_The request:_
Gather every line in the records below that contains the word "this".

------ Extracted data

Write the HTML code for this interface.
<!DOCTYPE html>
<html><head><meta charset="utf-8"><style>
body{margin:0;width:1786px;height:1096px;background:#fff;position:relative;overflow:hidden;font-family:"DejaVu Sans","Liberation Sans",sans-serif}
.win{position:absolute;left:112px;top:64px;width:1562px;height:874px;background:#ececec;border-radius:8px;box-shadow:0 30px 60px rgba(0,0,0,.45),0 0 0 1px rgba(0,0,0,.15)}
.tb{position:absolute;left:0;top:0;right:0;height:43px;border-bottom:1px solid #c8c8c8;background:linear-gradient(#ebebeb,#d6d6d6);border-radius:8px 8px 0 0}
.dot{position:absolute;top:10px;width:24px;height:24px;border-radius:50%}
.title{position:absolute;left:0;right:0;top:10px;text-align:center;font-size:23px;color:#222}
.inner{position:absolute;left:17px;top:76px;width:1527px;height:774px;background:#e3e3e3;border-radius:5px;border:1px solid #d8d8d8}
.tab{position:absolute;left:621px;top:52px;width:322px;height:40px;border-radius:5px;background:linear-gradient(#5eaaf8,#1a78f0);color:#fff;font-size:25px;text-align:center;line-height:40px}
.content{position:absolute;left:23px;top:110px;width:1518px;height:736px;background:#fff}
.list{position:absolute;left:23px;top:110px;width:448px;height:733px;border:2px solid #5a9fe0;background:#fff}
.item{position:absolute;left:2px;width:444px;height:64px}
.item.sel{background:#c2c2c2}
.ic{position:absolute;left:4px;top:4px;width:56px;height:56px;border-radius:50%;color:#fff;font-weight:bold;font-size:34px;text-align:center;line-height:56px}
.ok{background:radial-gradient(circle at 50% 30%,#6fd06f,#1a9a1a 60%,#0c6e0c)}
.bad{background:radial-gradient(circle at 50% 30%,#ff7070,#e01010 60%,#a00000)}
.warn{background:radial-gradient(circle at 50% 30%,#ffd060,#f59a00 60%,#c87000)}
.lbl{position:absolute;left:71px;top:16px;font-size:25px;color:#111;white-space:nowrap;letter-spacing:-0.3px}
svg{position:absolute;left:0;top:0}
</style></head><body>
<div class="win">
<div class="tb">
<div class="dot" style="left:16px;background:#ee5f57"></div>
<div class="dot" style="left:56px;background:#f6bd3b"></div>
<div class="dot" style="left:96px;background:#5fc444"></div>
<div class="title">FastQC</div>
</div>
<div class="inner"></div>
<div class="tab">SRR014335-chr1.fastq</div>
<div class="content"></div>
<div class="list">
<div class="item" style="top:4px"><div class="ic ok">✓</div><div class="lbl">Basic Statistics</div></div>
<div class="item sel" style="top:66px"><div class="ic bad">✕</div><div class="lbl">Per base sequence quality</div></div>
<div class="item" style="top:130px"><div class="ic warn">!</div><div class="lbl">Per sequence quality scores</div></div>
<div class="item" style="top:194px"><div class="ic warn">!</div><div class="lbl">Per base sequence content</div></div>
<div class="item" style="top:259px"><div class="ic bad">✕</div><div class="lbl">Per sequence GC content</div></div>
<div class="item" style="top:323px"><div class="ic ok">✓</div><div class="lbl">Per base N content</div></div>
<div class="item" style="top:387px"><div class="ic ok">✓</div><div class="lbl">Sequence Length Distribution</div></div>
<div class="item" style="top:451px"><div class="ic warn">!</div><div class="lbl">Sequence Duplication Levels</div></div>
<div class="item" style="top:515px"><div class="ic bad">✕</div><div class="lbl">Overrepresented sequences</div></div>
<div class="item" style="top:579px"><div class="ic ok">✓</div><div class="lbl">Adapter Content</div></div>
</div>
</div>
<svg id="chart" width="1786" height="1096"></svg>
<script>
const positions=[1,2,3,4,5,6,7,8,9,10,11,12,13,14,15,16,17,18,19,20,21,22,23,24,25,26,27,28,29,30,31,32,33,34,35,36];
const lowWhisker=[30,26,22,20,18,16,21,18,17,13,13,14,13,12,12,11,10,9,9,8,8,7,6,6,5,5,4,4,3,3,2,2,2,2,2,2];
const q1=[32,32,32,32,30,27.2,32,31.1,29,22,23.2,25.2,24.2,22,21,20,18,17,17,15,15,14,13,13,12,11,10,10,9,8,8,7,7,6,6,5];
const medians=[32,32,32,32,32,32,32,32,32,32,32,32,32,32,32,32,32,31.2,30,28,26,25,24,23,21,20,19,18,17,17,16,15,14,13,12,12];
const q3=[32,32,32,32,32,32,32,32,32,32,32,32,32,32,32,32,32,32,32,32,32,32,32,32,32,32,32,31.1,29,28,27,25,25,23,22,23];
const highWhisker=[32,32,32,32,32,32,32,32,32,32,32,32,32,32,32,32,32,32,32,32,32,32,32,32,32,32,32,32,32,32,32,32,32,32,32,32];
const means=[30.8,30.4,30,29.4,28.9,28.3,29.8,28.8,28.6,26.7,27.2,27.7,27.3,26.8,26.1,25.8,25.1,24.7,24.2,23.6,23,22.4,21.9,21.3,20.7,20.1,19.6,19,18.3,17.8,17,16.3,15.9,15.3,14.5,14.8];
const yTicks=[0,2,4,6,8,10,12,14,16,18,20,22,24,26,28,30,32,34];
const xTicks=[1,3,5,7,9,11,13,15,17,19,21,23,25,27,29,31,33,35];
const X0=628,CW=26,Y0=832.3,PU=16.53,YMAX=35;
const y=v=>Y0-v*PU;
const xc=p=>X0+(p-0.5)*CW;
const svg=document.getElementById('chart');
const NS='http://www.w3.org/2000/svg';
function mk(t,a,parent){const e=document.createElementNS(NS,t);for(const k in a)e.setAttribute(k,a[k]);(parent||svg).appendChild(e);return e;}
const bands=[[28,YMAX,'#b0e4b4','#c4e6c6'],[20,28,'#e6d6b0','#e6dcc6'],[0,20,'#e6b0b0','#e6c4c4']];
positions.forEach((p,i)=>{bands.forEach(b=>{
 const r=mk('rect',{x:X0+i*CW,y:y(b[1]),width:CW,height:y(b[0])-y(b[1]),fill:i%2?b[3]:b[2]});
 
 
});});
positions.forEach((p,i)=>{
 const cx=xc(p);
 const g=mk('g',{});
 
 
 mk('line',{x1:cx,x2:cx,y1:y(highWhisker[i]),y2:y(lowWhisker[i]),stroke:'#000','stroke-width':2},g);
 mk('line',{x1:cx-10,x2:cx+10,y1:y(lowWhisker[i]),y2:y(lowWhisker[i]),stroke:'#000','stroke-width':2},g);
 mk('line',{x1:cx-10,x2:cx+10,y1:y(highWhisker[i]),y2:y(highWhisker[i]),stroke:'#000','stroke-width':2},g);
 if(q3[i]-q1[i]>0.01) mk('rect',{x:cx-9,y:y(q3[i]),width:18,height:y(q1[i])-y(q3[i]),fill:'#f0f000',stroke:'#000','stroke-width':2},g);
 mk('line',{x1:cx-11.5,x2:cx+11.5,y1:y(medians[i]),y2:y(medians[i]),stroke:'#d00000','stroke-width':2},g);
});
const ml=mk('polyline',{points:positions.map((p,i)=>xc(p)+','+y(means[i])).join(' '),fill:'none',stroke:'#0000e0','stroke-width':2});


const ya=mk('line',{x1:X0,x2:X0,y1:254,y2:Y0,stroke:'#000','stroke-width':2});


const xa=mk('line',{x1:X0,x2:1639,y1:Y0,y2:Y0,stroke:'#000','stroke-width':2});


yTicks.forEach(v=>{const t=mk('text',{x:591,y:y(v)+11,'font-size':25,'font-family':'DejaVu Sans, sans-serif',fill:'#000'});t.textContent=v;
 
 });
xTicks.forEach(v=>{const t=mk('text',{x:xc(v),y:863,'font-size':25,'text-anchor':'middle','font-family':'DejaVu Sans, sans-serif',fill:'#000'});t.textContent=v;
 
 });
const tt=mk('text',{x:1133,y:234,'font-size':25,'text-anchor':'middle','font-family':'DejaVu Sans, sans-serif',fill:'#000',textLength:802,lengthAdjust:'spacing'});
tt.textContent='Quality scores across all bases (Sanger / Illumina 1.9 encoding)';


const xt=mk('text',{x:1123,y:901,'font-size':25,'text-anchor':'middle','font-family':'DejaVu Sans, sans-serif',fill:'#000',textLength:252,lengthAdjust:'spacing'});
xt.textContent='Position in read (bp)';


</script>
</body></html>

------------
------ Extracted data

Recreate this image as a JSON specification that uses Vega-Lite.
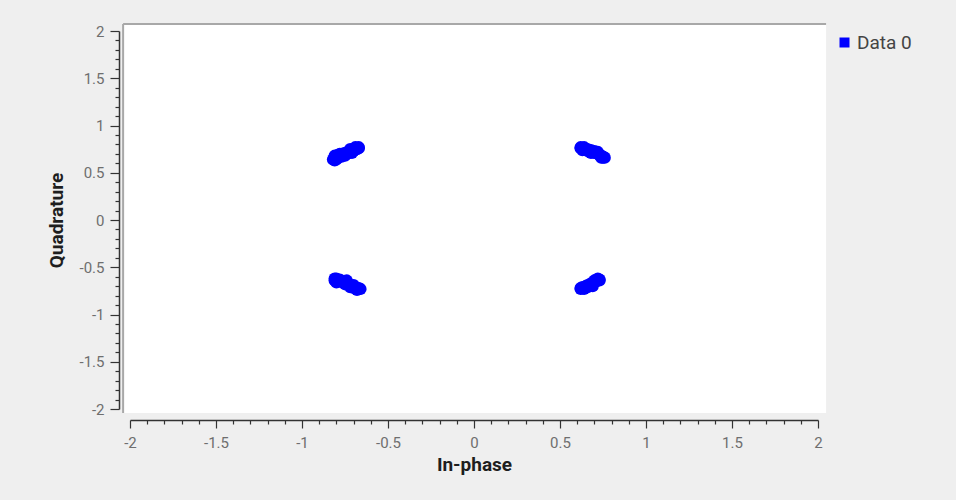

------------

_Result:_
Write the HTML code for this interface.
Recreate this image as a JSON specification that uses Vega-Lite.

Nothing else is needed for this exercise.